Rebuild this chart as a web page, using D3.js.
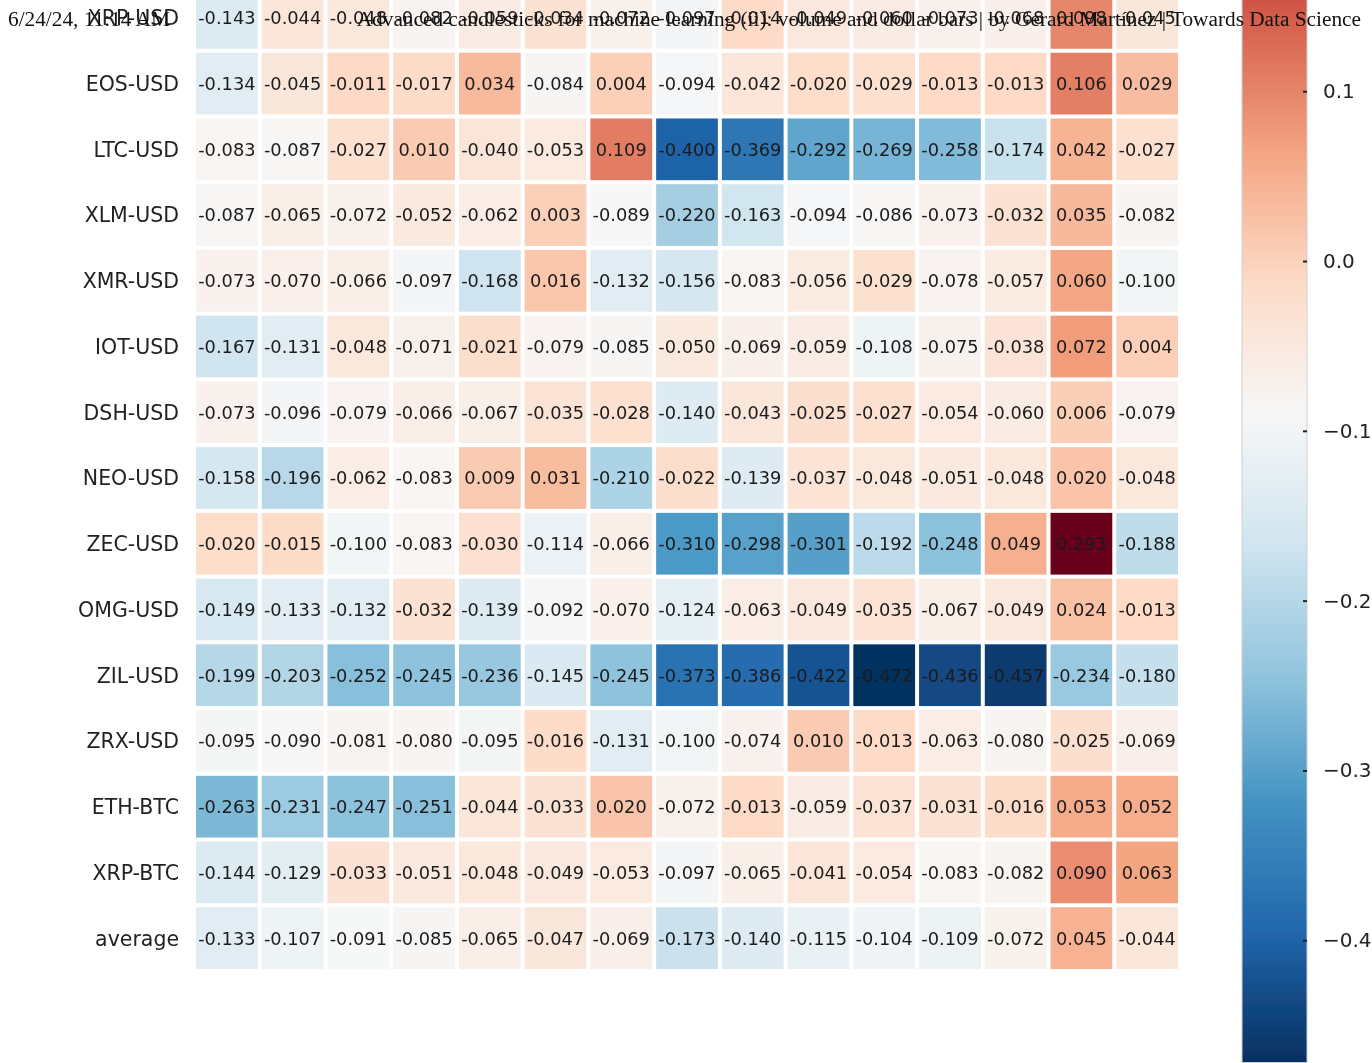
<!DOCTYPE html>
<html>
<head>
<meta charset="utf-8">
<script src="https://cdn.jsdelivr.net/npm/d3@7"></script>
<style>
  html, body { margin: 0; padding: 0; background: #ffffff; }
  svg { display: block; }
</style>
</head>
<body>
<svg id="chart" width="1372" height="1063"></svg>
<script>
// Row labels of the correlation matrix (top to bottom)
const rowLabels = [
  "XRP-USD", "EOS-USD", "LTC-USD", "XLM-USD", "XMR-USD", "IOT-USD", "DSH-USD",
  "NEO-USD", "ZEC-USD", "OMG-USD", "ZIL-USD", "ZRX-USD", "ETH-BTC", "XRP-BTC", "average"
];

// Correlation values, one array per row, 15 columns each
const corrValues = [
  [-0.143, -0.044, -0.048, -0.082, -0.059, -0.034, -0.072, -0.097, -0.014, -0.049, -0.060, -0.073, -0.068, 0.098, -0.045],
  [-0.134, -0.045, -0.011, -0.017, 0.034, -0.084, 0.004, -0.094, -0.042, -0.020, -0.029, -0.013, -0.013, 0.106, 0.029],
  [-0.083, -0.087, -0.027, 0.010, -0.040, -0.053, 0.109, -0.400, -0.369, -0.292, -0.269, -0.258, -0.174, 0.042, -0.027],
  [-0.087, -0.065, -0.072, -0.052, -0.062, 0.003, -0.089, -0.220, -0.163, -0.094, -0.086, -0.073, -0.032, 0.035, -0.082],
  [-0.073, -0.070, -0.066, -0.097, -0.168, 0.016, -0.132, -0.156, -0.083, -0.056, -0.029, -0.078, -0.057, 0.060, -0.100],
  [-0.167, -0.131, -0.048, -0.071, -0.021, -0.079, -0.085, -0.050, -0.069, -0.059, -0.108, -0.075, -0.038, 0.072, 0.004],
  [-0.073, -0.096, -0.079, -0.066, -0.067, -0.035, -0.028, -0.140, -0.043, -0.025, -0.027, -0.054, -0.060, 0.006, -0.079],
  [-0.158, -0.196, -0.062, -0.083, 0.009, 0.031, -0.210, -0.022, -0.139, -0.037, -0.048, -0.051, -0.048, 0.020, -0.048],
  [-0.020, -0.015, -0.100, -0.083, -0.030, -0.114, -0.066, -0.310, -0.298, -0.301, -0.192, -0.248, 0.049, 0.293, -0.188],
  [-0.149, -0.133, -0.132, -0.032, -0.139, -0.092, -0.070, -0.124, -0.063, -0.049, -0.035, -0.067, -0.049, 0.024, -0.013],
  [-0.199, -0.203, -0.252, -0.245, -0.236, -0.145, -0.245, -0.373, -0.386, -0.422, -0.472, -0.436, -0.457, -0.234, -0.180],
  [-0.095, -0.090, -0.081, -0.080, -0.095, -0.016, -0.131, -0.100, -0.074, 0.010, -0.013, -0.063, -0.080, -0.025, -0.069],
  [-0.263, -0.231, -0.247, -0.251, -0.044, -0.033, 0.020, -0.072, -0.013, -0.059, -0.037, -0.031, -0.016, 0.053, 0.052],
  [-0.144, -0.129, -0.033, -0.051, -0.048, -0.049, -0.053, -0.097, -0.065, -0.041, -0.054, -0.083, -0.082, 0.090, 0.063],
  [-0.133, -0.107, -0.091, -0.085, -0.065, -0.047, -0.069, -0.173, -0.140, -0.115, -0.104, -0.109, -0.072, 0.045, -0.044]
];

// Colour bar tick values
const colorbarTicks = [0.1, 0.0, -0.1, -0.2, -0.3, -0.4];

// Page header texts
const headerDate = "6/24/24, 11:14 AM";
const headerTitle = "Advanced candlesticks for machine learning (ii): volume and dollar bars | by Gerard Martínez | Towards Data Science";

// RdBu ColorBrewer stops, ordered from low (blue) to high (red)
const rdBuStops = ["#053061", "#2166ac", "#4393c3", "#92c5de", "#d1e5f0", "#f7f7f7",
                   "#fddbc7", "#f4a582", "#d6604d", "#b2182b", "#67001f"];

const svg = d3.select("#chart");

const defs = svg.append("defs");
defs.append("filter").attr("id", "soft")
  .attr("x", "-5%").attr("y", "-5%").attr("width", "110%").attr("height", "110%")
  .append("feGaussianBlur").attr("stdDeviation", 0.55);

const columns = d3.range(corrValues[0].length);
const cells = corrValues.flatMap((row, r) => row.map((v, c) => ({ row: rowLabels[r], col: c, value: v })));

const [vmin, vmax] = d3.extent(cells, d => d.value);

// Linear segmented colour scale, like a reversed RdBu colormap
const color = d3.scaleLinear()
  .domain(rdBuStops.map((_, i) => vmin + i * (vmax - vmin) / (rdBuStops.length - 1)))
  .range(rdBuStops)
  .interpolate(d3.interpolateRgb)
  .clamp(true);

const x = d3.scaleBand().domain(columns).range([194, 1180]);
const y = d3.scaleBand().domain(rowLabels).range([-15, 971]);
const gap = 4;

const chart = svg.append("g").attr("filter", "url(#soft)");

// Heatmap cells
chart.append("g").selectAll("rect")
  .data(cells)
  .join("rect")
  .attr("x", d => x(d.col) + gap / 2)
  .attr("y", d => y(d.row) + gap / 2)
  .attr("width", x.bandwidth() - gap)
  .attr("height", y.bandwidth() - gap)
  .attr("fill", d => color(d.value));

// Cell annotations
chart.append("g").selectAll("text")
  .data(cells)
  .join("text")
  .attr("x", d => x(d.col) + x.bandwidth() / 2)
  .attr("y", d => y(d.row) + y.bandwidth() / 2)
  .attr("dy", "0.36em")
  .attr("text-anchor", "middle")
  .attr("font-family", "DejaVu Sans, sans-serif")
  .attr("font-size", 17.8)
  .attr("fill", "#1a1a1a")
  .text(d => d.value.toFixed(3));

// Row labels via a left axis
const yAxis = chart.append("g")
  .attr("transform", "translate(189,0)")
  .call(d3.axisLeft(y).tickSize(0).tickPadding(10));
yAxis.select(".domain").remove();
yAxis.selectAll("text")
  .attr("font-family", "DejaVu Sans, sans-serif")
  .attr("font-size", 20.5)
  .attr("fill", "#222")
  .attr("dy", "0.36em");

// Colour bar
const cbX = 1242, cbW = 65;
const cbY = d3.scaleLinear().domain([vmin, vmax]).range([1062.5, -236.5]);

const grad = defs.append("linearGradient")
  .attr("id", "cbGrad")
  .attr("gradientUnits", "userSpaceOnUse")
  .attr("x1", 0).attr("x2", 0)
  .attr("y1", cbY(vmin)).attr("y2", cbY(vmax));
grad.selectAll("stop")
  .data(color.domain())
  .join("stop")
  .attr("offset", d => (d - vmin) / (vmax - vmin))
  .attr("stop-color", d => color(d));

chart.append("rect")
  .attr("x", cbX)
  .attr("y", cbY(vmax))
  .attr("width", cbW)
  .attr("height", cbY(vmin) - cbY(vmax))
  .attr("fill", "url(#cbGrad)")
  .attr("stroke", "#d0d0d0")
  .attr("stroke-width", 1);

const cbAxis = chart.append("g")
  .attr("transform", `translate(${cbX + cbW},0)`)
  .call(d3.axisRight(cbY).tickValues(colorbarTicks).tickFormat(d3.format(".1f")).tickSize(4).tickPadding(12));
cbAxis.select(".domain").remove();
cbAxis.selectAll(".tick line")
  .attr("x1", -4).attr("x2", 0)
  .attr("stroke", "#222").attr("stroke-width", 2);
cbAxis.selectAll("text")
  .attr("font-family", "DejaVu Sans, sans-serif")
  .attr("font-size", 20)
  .attr("fill", "#222");

// Page header drawn over the chart
const header = svg.append("g")
  .attr("font-family", "Liberation Serif, Times New Roman, serif")
  .attr("font-size", 21.3)
  .attr("fill", "#111");
header.append("text").attr("x", 8).attr("y", 26).text(headerDate);
header.append("text").attr("x", 1361).attr("y", 26).attr("text-anchor", "end").text(headerTitle);
</script>
</body>
</html>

——

→ Given request: From the data above, work out how many lines contain the string "chart" and reply with only the number.

→ Solution for this exercise: 10